In some countries, we speak of an “agrarian revolution.” In places where our peoples still hold onto their lands and territories, we struggle to defend those territories, and prevent land and water grabbing. Meanwhile, in places where land was nationalized and is now being conceded to foreign entities by governments, we struggle for the return of ancestral land rights to our communities. The fisherfolk among us speak of the struggle for the recovery and defence of artisanal fishing territories. In Europe we have once again taken up the strategy of land occupations, and organized struggles against land use changes, making clear to all that the problems of land grabbing and concentration are also a growing problem in Northern countries. In Palestine we struggle against a brutal occupation and we call to boycott Israeli products. And everywhere, there are burning struggles by young people to access land and other resources.

We have achieved great victories, such as the massive agrarian reform carried out after peoples’ land occupations and recuperations in Zimbabwe, the “Education for and by the Countryside” policy in Brazil, the cancellations of mining concessions and plantations in many parts of Africa and Asia, and the permanence of Cuba’s agrarian reform and its successful “peasant-to-peasant” agroecology movement. We also have partial but promising victories, such as the possibility of a large scale agrarian reform in Indonesia, for which we must mobilize in order to make our governments follow through on their promises.

Our challenges

– We will transform the struggle for land into the struggle for territory, along with developing a new productive model for food sovereignty, based on a more “independent” agroecology by using our own local resources and inputs and recovering our ancestral knowledges.
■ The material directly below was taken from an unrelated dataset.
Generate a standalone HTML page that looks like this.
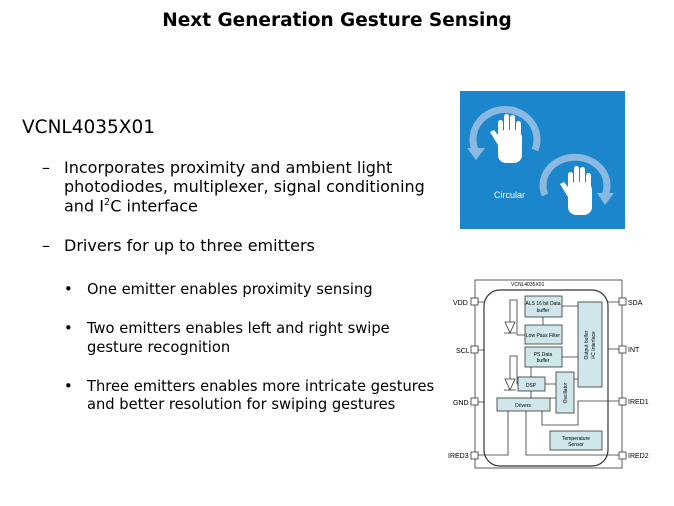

– We will organize the struggle for public policies supporting peasant and small farmer production as well as health, education, culture and sports in our communities.

– We will carry out our political and ideological training on a mass scale, fortify our work with our membership and our work with the masses, in order to improve the internal structure and operation of our organizations, and progressively integrate the leadership and participation of woman and youth.

– We will confront the ways by which the mass media demonize our movements and promote the culture of consumption and the hollowing out of democracy. We will work hard to build our own media, which foster dialogues with our membership as well as with the working class and the entire society.

– We will oppose more effectively the criminalization and repression of our movements as well as militarization, and organize an international struggle in support of our political prisoners. We will organize an ongoing solidarity campaign that will be based on the principle of sharing what we have rather than on sharing only what we don’t need.

– We will continue to carry out our permanent task of building class alliances, without dependencies, between the country and the city, between food producers and consumers, and with progressive researchers, academics and support organisations that share our vision.

– We will denounce and oppose so-called “anti-terrorist” laws and their use against our legitimate struggles.

– We will oppose the institutional tendency (for example by the World Bank, FAO, and some academia and NGOs) to try to dilute the content of concepts such as “agrarian reform” and “agroecology”, by launching “light” versions of these concepts, as in “access to land”, “corporate social responsibility” and “industrial organic” food production in monocultures, with the objective of green-washing agribusiness.

– We will struggle to achieve international mechanisms to defend and support our visions and strategies that are not “voluntary” but rather compulsory and actionable.

– We will strengthen the participation of women and youth in our social movements. We will develop mechanisms to increase the number of youth who remain in the countryside. We will struggle against the dominant model of patriarchy in the capitalist system, and demand the full rights of peasant and indigenous women to land, water and territory.